Khalid Abdullah, 34, was sentenced to 34 months’ jail and handed a S$3,000 fine on Tuesday (April 2) for using counterfeit currency, possessing counterfeit currency, and using abusive words on a public servant.

The charges stemmed from an incident at Woodlands Polyclinic where Khalid turned aggressive after a doctor refused to prescribe him four bottles of sedative cough syrup.

During the consultation at the polyclinic, Khalid demanded the cough syrup and became aggressive when his request was denied, according to the report.


The incident began when Khalid visited Woodlands Polyclinic in March 2022 and demanded to be prescribed four bottles of sedative cough syrup. When the doctor refused, Khalid turned aggressive and had to be escorted out of the clinic after using abusive language.

The deputy head doctor of the polyclinic, along with the clinic’s operations manager and security officer, arrived at the consultation room to explain to Khalid why they couldn’t prescribe the cough syrup he requested.

Despite their attempts to reason with him, Khalid adamantly refused to leave the room, resorting to abusive language directed at the deputy head doctor.

Despite multiple warnings, Khalid aggressively approached the doctor and threatened to stay put. “I am not going to leave, what are you going to do?” he said according to the report.

He even went as far as grabbing the doctor’s shirt while continuing his outburst.

Ultimately, Khalid was escorted out of the room by the doctor’s colleagues.

A few months later, in October 2022, Khalid used a counterfeit S$1,000 note to purchase cough mixture and sleeping pills from an online seller.
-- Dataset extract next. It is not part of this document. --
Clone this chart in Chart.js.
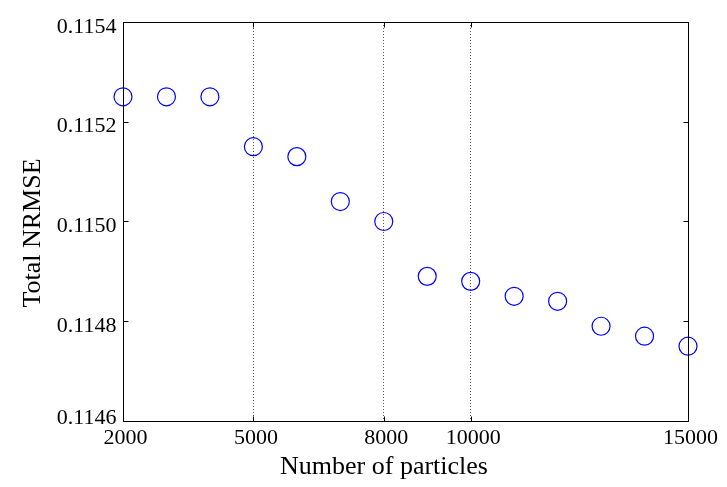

The seller believed the note was genuine and gave Khalid S$600 in change.

Khalid was later arrested in November 2022 after trying to use six counterfeit S$1,000 notes to exchange for foreign currency at a DBS Bank branch in Woodlands.

Police searched his residence and seized 78 pieces of counterfeit currency amounting to S$18,495, which Khalid admitted to purchasing on e-commerce platform Shopee.

The prosecution sought a sentence of three to five years jail and a fine of S$3,000 to S$5,000 for the offences. Khalid’s lawyer argued for a lighter sentence, citing his client’s remorse and health issues.

The court considered Khalid’s persistent unruly behavior, including using criminal force against the doctor, and the seriousness of counterfeiting, which undermines the economy.

Khalid has been diagnosed with major depressive disorder, benzodiazepine use disorder, and zolpidem use disorder according to a report from the Institute of Mental Health. However, his lawyer stated that these diagnoses were not directly related to his offenses.

Benzodiazepines are medications used to treat anxiety, while zolpidem is used to treat insomnia.

Khalid could have faced up to 20 years in jail and a fine for using counterfeit currency as genuine. Possessing forged or counterfeit currency can result in up to 15 years in jail and a fine.Using abusive language towards a public servant can lead to a prison sentence of up to 12 months, a fine of up to S$5,000, or both.

Despite Khalid’s health issues and remorse, he was ultimately sentenced to 34 months in jail and fined S$3,000.